Quick downsizing checklist
- Get a pricing opinion and run a realistic net-proceeds worksheet.
- Clarify financing early, including bridge or HELOC options if buying first.
- Order inspections and review septic status, elevation certificates, and flood quotes.
- Start right-sizing your belongings; consider a Senior Move Manager.
- Schedule professional staging and photography timed to the spring window.
Protecting lifestyle while right-sizing is absolutely possible. With clear numbers, smart product choices, and a tight timeline, you can trade square footage for freedom and keep your North Shore rhythm intact. If you want a customized plan, valuations, and a coordinated sale-to-purchase strategy, reach out to The Port Jefferson Team for local guidance backed by SERHANT. marketing reach.
FAQs
What should Suffolk downsizers know about taxes?
- New York State charges a 0.4 percent transfer tax, and some high-value deals include additional taxes. Many sellers can exclude part of their gain under federal rules if they meet ownership and use tests. Review the details on the NY tax page and IRS Publication 523.
How can I keep waterfront access after downsizing?
- Consider a condo or townhome near marinas or a smaller single-family home within a short drive of your harbor. Get flood quotes under FEMA’s Risk Rating 2.0 early so carrying costs do not surprise you.
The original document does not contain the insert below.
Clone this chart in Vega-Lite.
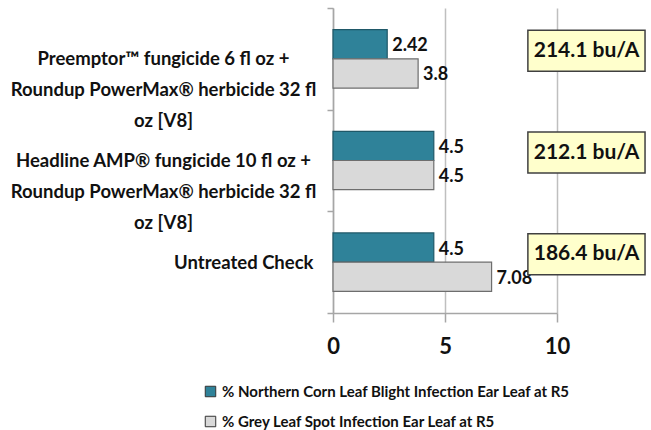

What is different about buying a Queens or LIC co-op?
- Co-ops often require higher down payments, detailed financial reviews, and board approval, which can extend timelines. Clarify building rules on financing, renovations, and subletting before you make an offer.
Is spring still the best time to list on the North Shore?
- Spring into early summer typically brings more buyers and faster traffic, especially for well-prepared village and coastal homes. Your agent can fine-tune timing based on your neighborhood and price band.
Should I sell first or buy first when I downsize?
- Selling first gives certainty and reduces risk. Buying first can secure the right place if you qualify for short-term financing. You can also negotiate a rent-back to avoid two moves.